There are lots of little complications in running a small business. These were the most first world of first world problems. I live a blessed life. My point in telling these stories is that they’re somewhat comical – except when they’re happening. But because they’re comical I think they help to illustrate a basic and not at all comical point. These businesses could not exist, they could not stay in business run as they are, if they did not function as monopolies or in monopoly settings where consumers have little ability to take their business elsewhere. Are these just examples of bad luck or bizarre stories? No, they’re just particularly amusing (now) examples. I could tell you literally a hundred more. They are examples of what I’ve seen change even over the last decade and a half. The industries we work with get more concentrated, the service gets worse and more expensive.

The telecom and banking industries are among the most concentrated and monopolistic in our economy. Our current Internet service provider is that rare exception that proves the rule. They provide really good service at a reasonable price – not because they’re nice or moral but because their business is not based on coerced consumption.

They’re not a monopoly.

If this were just a matter of annoyances with cable service, it would just be another of life’s many minor annoyances. But these anecdotes are examples of something much larger. We are living in a new era of monopolies and one in which anti-trust enforcement is all but doesn’t exist. Monopolies provide bad service at high costs. They stifle innovation. We’re used to this kind of anti-sclerosis, anti-bigness rhetoric coming out of the tech world and Silicon Valley. But two of the biggest monopolists are Google and Facebook. Their monopoly power shows up in different ways.
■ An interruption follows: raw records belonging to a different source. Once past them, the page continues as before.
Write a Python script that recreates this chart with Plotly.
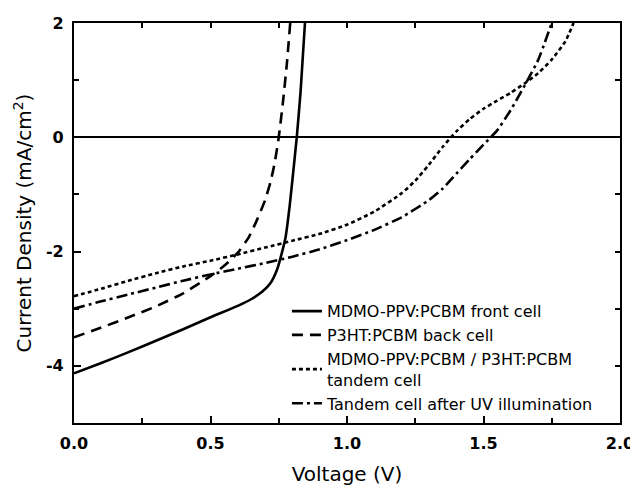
import plotly.graph_objects as go

# Data
front_v = [0, 0.1, 0.2, 0.3, 0.4, 0.5, 0.6, 0.65, 0.69, 0.72, 0.745, 0.76, 0.775, 0.79, 0.80, 0.816, 0.83, 0.846]
front_j = [-4.13, -3.95, -3.76, -3.56, -3.36, -3.15, -2.95, -2.83, -2.7, -2.55, -2.3, -2.05, -1.75, -1.2, -0.75, 0.0, 0.8, 2.0]

back_v = [0, 0.1, 0.2, 0.3, 0.4, 0.5, 0.55, 0.6, 0.64, 0.67, 0.70, 0.72, 0.735, 0.75, 0.765, 0.78, 0.792]
back_j = [-3.5, -3.33, -3.15, -2.96, -2.73, -2.43, -2.25, -2.02, -1.75, -1.45, -1.1, -0.78, -0.45, 0.0, 0.6, 1.3, 2.0]

tandem_v = [0, 0.1, 0.2, 0.3, 0.4, 0.5, 0.6, 0.7, 0.8, 0.9, 1.0, 1.1, 1.2, 1.25, 1.3, 1.35, 1.4, 1.45, 1.5, 1.55, 1.6, 1.65, 1.7, 1.75, 1.8, 1.83]
tandem_j = [-2.78, -2.65, -2.51, -2.38, -2.26, -2.16, -2.05, -1.93, -1.81, -1.69, -1.53, -1.3, -0.98, -0.76, -0.48, -0.17, 0.1, 0.32, 0.5, 0.64, 0.78, 0.94, 1.12, 1.36, 1.68, 2.0]

uv_v = [0, 0.1, 0.2, 0.3, 0.4, 0.5, 0.6, 0.7, 0.8, 0.9, 1.0, 1.1, 1.2, 1.3, 1.35, 1.4, 1.45, 1.5, 1.55, 1.6, 1.65, 1.7, 1.75]
uv_j = [-3.0, -2.87, -2.75, -2.63, -2.51, -2.4, -2.3, -2.2, -2.09, -1.96, -1.8, -1.62, -1.4, -1.1, -0.9, -0.64, -0.38, -0.13, 0.12, 0.48, 0.9, 1.35, 2.0]

names = [
    "MDMO-PPV:PCBM front cell",
    "P3HT:PCBM back cell",
    "MDMO-PPV:PCBM / P3HT:PCBM<br>tandem cell",
    "Tandem cell after UV illumination",
]

x_ticks = [0.0, 0.5, 1.0, 1.5, 2.0]
x_labels = ["0.0", "0.5", "1.0", "1.5", "2.0"]
y_ticks = [-4, -2, 0, 2]
y_labels = ["-4", "-2", "0", "2"]

FONT = "DejaVu Sans, Liberation Sans, Arial, sans-serif"

fig = go.Figure()
styles = ["solid", "11px,7px", "4px,3px", "11px,4px,3px,4px"]
series = [(front_v, front_j), (back_v, back_j), (tandem_v, tandem_j), (uv_v, uv_j)]
for (vx, jy), nm, ds in zip(series, names, styles):
    fig.add_trace(go.Scatter(x=vx, y=jy, mode="lines", name=nm,
                             line=dict(color="black", width=2.6, dash=ds, shape="spline", smoothing=0.5)))

# empty trace so the mirrored top/right tick axes are drawn
fig.add_trace(go.Scatter(x=[], y=[], xaxis="x2", yaxis="y2", showlegend=False, hoverinfo="skip"))

axis_common = dict(
    showline=True, linecolor="black", linewidth=2.2, mirror=True,
    ticks="inside", ticklen=7, tickwidth=2.2, tickcolor="black",
    showgrid=False, automargin=False, ticklabelstandoff=5,
    tickfont=dict(family=FONT, size=16, color="black", weight="bold"),
    title_font=dict(family=FONT, size=20, color="black"),
)

fig.update_layout(
    xaxis=dict(range=[0, 2], tickvals=x_ticks, ticktext=x_labels,
               minor=dict(dtick=0.25, ticks="inside", ticklen=5, tickwidth=2, tickcolor="black"),
               title_text="Voltage (V)", title_standoff=16, zeroline=False, **axis_common),
    yaxis=dict(range=[-5, 2], tickvals=y_ticks, ticktext=y_labels,
               minor=dict(dtick=1, ticks="inside", ticklen=5, tickwidth=2, tickcolor="black"),
               title_text="Current Density (mA/cm<sup>2</sup>)", title_standoff=9,
               zeroline=True, zerolinecolor="black", zerolinewidth=2.2, **axis_common),
    xaxis2=dict(overlaying="x", side="top", range=[0, 2], dtick=0.25, tick0=0,
                ticks="inside", ticklen=5, tickwidth=2, tickcolor="black",
                showticklabels=False, showline=False, showgrid=False, zeroline=False),
    yaxis2=dict(overlaying="y", side="right", range=[-5, 2], dtick=1, tick0=0,
                ticks="inside", ticklen=5, tickwidth=2, tickcolor="black",
                showticklabels=False, showline=False, showgrid=False, zeroline=False),
    width=630, height=478,
    margin=dict(l=66, r=18, t=15, b=63),
    plot_bgcolor="white", paper_bgcolor="white",
    legend=dict(x=0.39, y=0.322, xanchor="left", yanchor="top",
                bgcolor="rgba(0,0,0,0)", borderwidth=0,
                font=dict(family=FONT, size=16, color="black"),
                tracegroupgap=0, itemwidth=30),
    showlegend=True,
)

fig.write_html("out.html")
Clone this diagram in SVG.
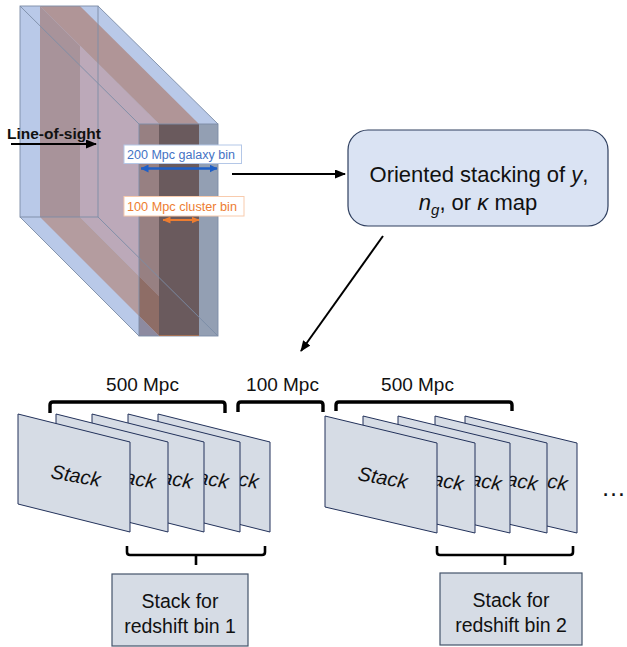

But they’re ways that are no less negative for the economy in general.  As we’ll discuss in the coming days, there is also a growing body of hard evidence that the growth of monopolies is one of the drivers of wealth and income inequality.

These are problems that require policy solutions. But they’re solutions that are still far from the actual policy discussions in Washington. The good news is that awareness and activism around this problem (monopolies, not annoying cable companies) is growing. We’ll be talking about it here more.